1 Comment on Game of Thrones: Breaker of Chains

  1. Hannah Craig

    Clipped from a Facebook post where I was trying to explain to show watchers who hadn’t read the books why That Scene was just so awful:

    I’m terribly glad I read Storm of Swords before I saw ‘Breaker of Chains’ because if I’d have seen ‘Breaker of Chains’ first, I would have written Jaime Lannister off entirely and been pretty skeeved out by the use of rape as a plot device. In general I’m glad I read the books first because I know how much better that scene could have been handled, and was handled, I know that scene provides nuance and context and character development. The scene in the book was disturbing and messed up, but it didn’t need to resort to the lowest common denominator of plot devices.
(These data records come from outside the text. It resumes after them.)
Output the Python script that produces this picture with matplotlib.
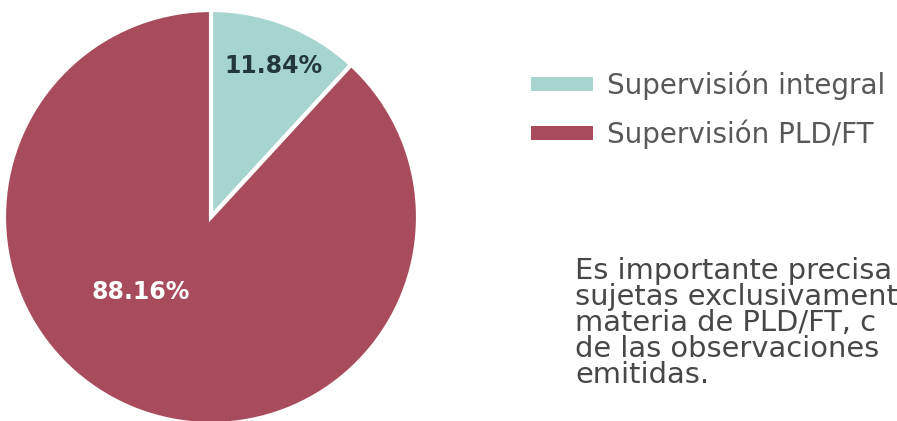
import matplotlib.pyplot as plt
from matplotlib.patches import Rectangle

labels = ["Supervisión integral", "Supervisión PLD/FT"]
shares = [11.84, 88.16]
colors = ["#a6d4ce", "#a84b5d"]
note_lines = [
    "Es importante precisa",
    "sujetas exclusivament",
    "materia de PLD/FT, c",
    "de las observaciones",
    "emitidas.",
]

W, H = 897, 421
fig = plt.figure(figsize=(W / 100, H / 100), dpi=100)
fig.patch.set_facecolor("white")
plt.rcParams["font.family"] = "DejaVu Sans"


def fx(px):
    return px / W


def fy(py):
    # pixel rows counted from the top
    return 1 - py / H


# pie: centre (211, 217), radius 207 px
cx, cy, r = 211, H - 217, 207
ax = fig.add_axes([(cx - r) / W, (cy - r) / H, 2 * r / W, 2 * r / H])
ax.pie(shares, colors=colors, startangle=90, counterclock=False,
       wedgeprops=dict(edgecolor="white", linewidth=3))
ax.set_aspect("equal")
ax.set_xlim(-1, 1)
ax.set_ylim(-1, 1)

ax.text(0.304, 0.73, f"{shares[0]:.2f}%", ha="center", va="center",
        fontsize=17, fontweight="bold", color="#22383a")
ax.text(-0.338, -0.362, f"{shares[1]:.2f}%", ha="center", va="center",
        fontsize=17, fontweight="bold", color="white")

# legend: swatch + label per series
for i, (lab, col) in enumerate(zip(labels, colors)):
    yc = 84 + i * 49
    fig.patches.append(Rectangle((fx(531), fy(yc + 7)), 62 / W, 14 / H,
                                 transform=fig.transFigure, facecolor=col,
                                 edgecolor="none"))
    fig.text(fx(607), fy(yc + 10), lab, ha="left", va="baseline",
             fontsize=20, color="#585858")

for i, line in enumerate(note_lines):
    fig.text(fx(575), fy(279 + i * 26), line, ha="left", va="baseline",
             fontsize=20.8, color="#474747")

fig.savefig("out.png", dpi=100, facecolor="white")
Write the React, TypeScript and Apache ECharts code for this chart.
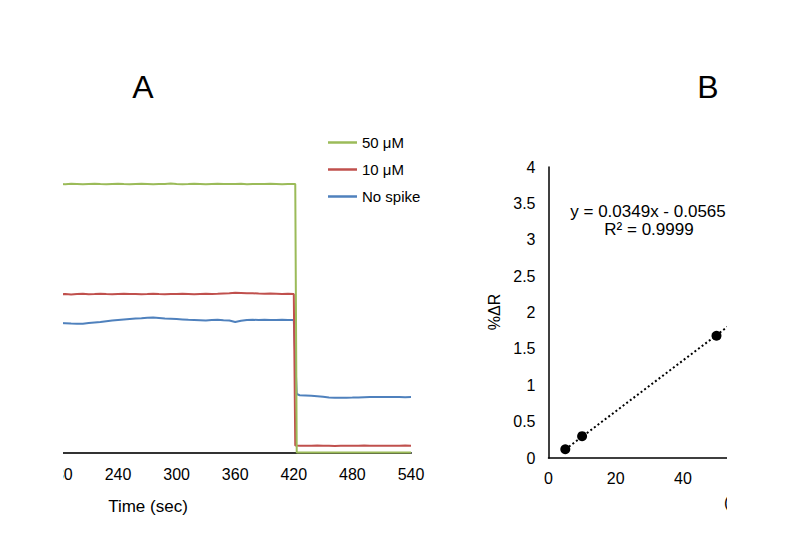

The scene in the book gave Cersei agency in the situation, gave Jaime nuance and emotion. The scene in the show broke them both down into terrible one dimensional stereotypes: rapist and victim. That’s not who either character is.

    Jaime’s redemption arc is one of the most interesting and well written parts of the book, and up until now, though the show has made some odd choices, they were handling it pretty well. But now, MAN. If I was a singularly a show watcher, I don’t think I could ever buy redemption for show!Jaime, this horrible dude who stands by impotent when his son dies (he wasn’t in King’s Landing in the books) and a few days later is lusting to the point of raping his sister (and child’s mother) next to the dead body while she sobs. That scene in the book was about desperation and relief and the strange things grief does. That scene in the book was about Cersei clinging to the only thing she thought she could still control in the world, and Jaime clinging to the only thing that he thought was the same after his whole world changed. The nuance of the scene was gone in the show, lost in what feels like another bid for shock value. D’you know what would have been more shocking, more effective and true to the spirit of the books? Have Cersei say her book dialogue:

    “Hurry,” she was whispering now, “quickly, quickly, now, do it now, do me now. Jaime Jaime Jaime.”

    “Yes,” Cersei said as he thrust, “my brother, sweet brother, yes, like that, yes, I have you, you’re home now, you’re home now, you’re home.

    …while the camera focuses on Joff’s corpse’s face. Boom. Shocking, awful, illustrating the extremely messed up lives these characters lead and *true to the tone of the scene.* (Also I think I need to bite my own hands off right about now.)

    So yeah, book readers are frustrated like mad. Jaime’s a really well-liked character in the book fandom – he provides some of the best scenes and absolutely some of the best one liners in the series (“Good. I only rescue maidens.”). His redemption arc is interesting and subversive – doubly subversive, really, as his story is about subverting chivalry (this guy bangs his sister and tosses little kids out windows!) while…quietly BEING chivalrous (he’s devoted to the woman he loves, he struggles, often, to do the Right Thing).

    I felt a lot of the same way about Khal Drogo and Dany’s first time together. After that night, the show did a good job with their romance but it started on an incredibly atonal note. And again…by making Dany the victim she loses agency as a strong character, as a strong *female* character.

    This scene was one of the most talked about scenes since the pilot – are they really going to do it? Is Cersei really going to be menstruating? Are they going to show Joff’s body? Can anything this fucked up really make it on TV? Book readers get worked up because we love these characters, we know these tales well and what a lot of us love about the show is the anticipation of our favorite or the most notable scenes coming to the screen. When they lose the power and the greatness they had in the books, we’re disappointed, and when they imply nasty things (was Cersei raped BECAUSE she’s a ‘hateful woman?’ It’s easy to see it that way), we get angry.

    The Jaime/Cersei in the Great Sept scene, like other notable scenes from the books, is a big deal because of how POWERFUL it is. Making it a by the books plot device rape makes it lose that power, as well as changes the entire tone of the scene and its characters’ motivations.